PROBLEM REQUIREMENTS
Could you copy every line from the material below in which "React" appears?

+++

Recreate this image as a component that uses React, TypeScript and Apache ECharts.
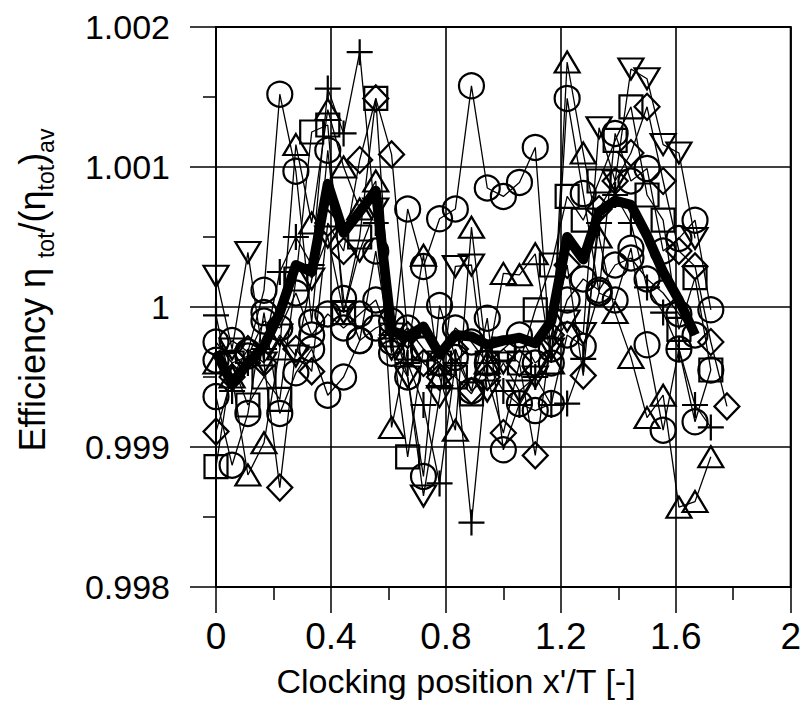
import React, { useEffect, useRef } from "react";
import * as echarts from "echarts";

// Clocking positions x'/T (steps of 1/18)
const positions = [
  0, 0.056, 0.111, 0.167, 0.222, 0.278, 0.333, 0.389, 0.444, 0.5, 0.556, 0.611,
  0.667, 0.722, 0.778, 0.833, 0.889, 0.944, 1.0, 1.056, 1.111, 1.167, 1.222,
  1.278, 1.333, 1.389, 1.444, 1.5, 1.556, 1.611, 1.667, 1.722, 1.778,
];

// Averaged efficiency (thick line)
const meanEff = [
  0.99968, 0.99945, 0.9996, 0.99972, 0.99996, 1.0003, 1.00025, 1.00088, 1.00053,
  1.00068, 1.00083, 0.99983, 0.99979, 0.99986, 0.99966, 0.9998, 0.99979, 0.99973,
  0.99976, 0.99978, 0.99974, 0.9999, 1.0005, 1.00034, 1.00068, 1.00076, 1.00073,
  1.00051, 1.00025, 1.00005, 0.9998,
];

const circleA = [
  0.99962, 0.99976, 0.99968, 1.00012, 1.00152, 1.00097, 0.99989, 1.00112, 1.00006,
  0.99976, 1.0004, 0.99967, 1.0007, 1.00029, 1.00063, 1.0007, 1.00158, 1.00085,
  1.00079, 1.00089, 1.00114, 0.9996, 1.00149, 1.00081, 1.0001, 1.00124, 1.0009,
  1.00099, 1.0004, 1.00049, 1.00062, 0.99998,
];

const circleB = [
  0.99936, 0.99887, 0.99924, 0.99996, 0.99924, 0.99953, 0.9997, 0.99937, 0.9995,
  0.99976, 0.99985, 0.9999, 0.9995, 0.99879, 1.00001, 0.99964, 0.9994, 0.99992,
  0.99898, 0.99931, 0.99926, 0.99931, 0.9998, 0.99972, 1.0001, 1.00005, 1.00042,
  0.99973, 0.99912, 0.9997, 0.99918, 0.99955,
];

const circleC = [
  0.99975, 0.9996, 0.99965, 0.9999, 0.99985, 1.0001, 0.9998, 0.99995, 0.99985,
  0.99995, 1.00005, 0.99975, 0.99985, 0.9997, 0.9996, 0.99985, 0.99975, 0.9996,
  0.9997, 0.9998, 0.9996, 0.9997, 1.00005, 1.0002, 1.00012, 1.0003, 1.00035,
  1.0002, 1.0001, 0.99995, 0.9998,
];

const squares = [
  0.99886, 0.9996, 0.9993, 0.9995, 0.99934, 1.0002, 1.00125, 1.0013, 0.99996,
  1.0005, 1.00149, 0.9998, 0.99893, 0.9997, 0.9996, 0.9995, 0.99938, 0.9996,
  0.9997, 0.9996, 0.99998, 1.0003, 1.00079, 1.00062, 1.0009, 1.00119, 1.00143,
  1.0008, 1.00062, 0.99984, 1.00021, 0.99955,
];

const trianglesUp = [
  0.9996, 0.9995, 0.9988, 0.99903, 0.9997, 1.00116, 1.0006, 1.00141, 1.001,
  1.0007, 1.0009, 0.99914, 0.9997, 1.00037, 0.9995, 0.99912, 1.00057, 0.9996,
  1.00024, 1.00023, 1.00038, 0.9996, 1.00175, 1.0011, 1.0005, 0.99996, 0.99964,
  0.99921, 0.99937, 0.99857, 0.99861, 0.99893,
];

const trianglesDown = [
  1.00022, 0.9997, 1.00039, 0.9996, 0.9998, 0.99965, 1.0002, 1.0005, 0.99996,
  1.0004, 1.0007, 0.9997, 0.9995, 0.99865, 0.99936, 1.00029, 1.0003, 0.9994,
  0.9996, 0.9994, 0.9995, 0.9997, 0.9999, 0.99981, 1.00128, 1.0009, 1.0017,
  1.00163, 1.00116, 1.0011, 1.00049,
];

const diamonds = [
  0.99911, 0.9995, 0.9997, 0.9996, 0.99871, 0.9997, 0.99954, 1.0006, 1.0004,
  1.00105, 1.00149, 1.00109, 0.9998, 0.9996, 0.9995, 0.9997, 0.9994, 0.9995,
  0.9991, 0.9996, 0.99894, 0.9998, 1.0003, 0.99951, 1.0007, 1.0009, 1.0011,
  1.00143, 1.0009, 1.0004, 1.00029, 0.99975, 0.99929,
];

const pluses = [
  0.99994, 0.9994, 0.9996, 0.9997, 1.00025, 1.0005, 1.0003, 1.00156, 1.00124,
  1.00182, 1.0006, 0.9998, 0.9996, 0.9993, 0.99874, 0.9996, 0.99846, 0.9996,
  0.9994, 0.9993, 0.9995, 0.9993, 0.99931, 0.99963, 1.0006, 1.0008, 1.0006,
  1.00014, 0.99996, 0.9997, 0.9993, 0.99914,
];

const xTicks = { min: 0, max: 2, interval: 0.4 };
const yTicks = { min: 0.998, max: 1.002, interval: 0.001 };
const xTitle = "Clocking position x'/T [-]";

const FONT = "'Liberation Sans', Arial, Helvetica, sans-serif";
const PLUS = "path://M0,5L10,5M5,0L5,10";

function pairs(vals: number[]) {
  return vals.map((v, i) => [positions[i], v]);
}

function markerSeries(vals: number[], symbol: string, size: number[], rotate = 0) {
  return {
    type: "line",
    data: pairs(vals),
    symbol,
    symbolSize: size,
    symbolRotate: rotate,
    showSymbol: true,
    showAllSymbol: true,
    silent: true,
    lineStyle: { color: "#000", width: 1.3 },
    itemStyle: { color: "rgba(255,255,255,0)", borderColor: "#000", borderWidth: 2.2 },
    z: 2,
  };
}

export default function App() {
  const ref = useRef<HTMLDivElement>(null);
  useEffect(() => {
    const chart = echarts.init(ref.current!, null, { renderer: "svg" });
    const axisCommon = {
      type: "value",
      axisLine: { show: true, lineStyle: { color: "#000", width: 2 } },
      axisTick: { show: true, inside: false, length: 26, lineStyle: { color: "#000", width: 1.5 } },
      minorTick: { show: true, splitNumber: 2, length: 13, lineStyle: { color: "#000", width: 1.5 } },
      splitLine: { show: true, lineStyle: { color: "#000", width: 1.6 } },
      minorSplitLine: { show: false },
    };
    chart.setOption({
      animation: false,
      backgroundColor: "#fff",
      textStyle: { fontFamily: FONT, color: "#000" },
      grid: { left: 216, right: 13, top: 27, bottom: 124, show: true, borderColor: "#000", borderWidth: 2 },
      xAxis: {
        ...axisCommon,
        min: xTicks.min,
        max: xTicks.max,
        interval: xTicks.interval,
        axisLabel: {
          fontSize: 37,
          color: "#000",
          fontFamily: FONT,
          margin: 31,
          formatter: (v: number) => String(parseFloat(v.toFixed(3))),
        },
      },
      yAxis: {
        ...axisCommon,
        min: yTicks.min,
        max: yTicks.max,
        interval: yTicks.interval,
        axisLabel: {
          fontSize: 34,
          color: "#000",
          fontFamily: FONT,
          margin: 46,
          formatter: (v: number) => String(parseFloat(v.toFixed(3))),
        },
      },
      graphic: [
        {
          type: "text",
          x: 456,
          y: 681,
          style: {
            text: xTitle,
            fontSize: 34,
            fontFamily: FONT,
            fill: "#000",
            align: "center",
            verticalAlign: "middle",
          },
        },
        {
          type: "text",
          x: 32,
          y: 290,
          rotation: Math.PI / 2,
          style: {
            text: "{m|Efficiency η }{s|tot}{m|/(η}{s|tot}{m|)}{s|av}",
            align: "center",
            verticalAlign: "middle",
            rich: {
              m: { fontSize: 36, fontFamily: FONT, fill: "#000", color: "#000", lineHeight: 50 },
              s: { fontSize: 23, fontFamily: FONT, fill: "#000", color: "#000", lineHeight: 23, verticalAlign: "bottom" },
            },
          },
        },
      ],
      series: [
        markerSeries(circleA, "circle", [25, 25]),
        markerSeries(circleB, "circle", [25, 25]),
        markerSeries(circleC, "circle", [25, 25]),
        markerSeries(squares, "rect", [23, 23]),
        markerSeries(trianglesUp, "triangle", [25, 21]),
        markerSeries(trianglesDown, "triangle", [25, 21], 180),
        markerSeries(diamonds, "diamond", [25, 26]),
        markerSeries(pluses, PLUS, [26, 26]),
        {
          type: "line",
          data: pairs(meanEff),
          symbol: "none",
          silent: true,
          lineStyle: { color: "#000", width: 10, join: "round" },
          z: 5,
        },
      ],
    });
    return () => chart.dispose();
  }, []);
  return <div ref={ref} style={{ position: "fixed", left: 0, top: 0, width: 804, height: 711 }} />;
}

+++

TASK OUTPUT
Recreate this image as a component that uses React, TypeScript and Apache ECharts.
import React, { useEffect, useRef } from "react";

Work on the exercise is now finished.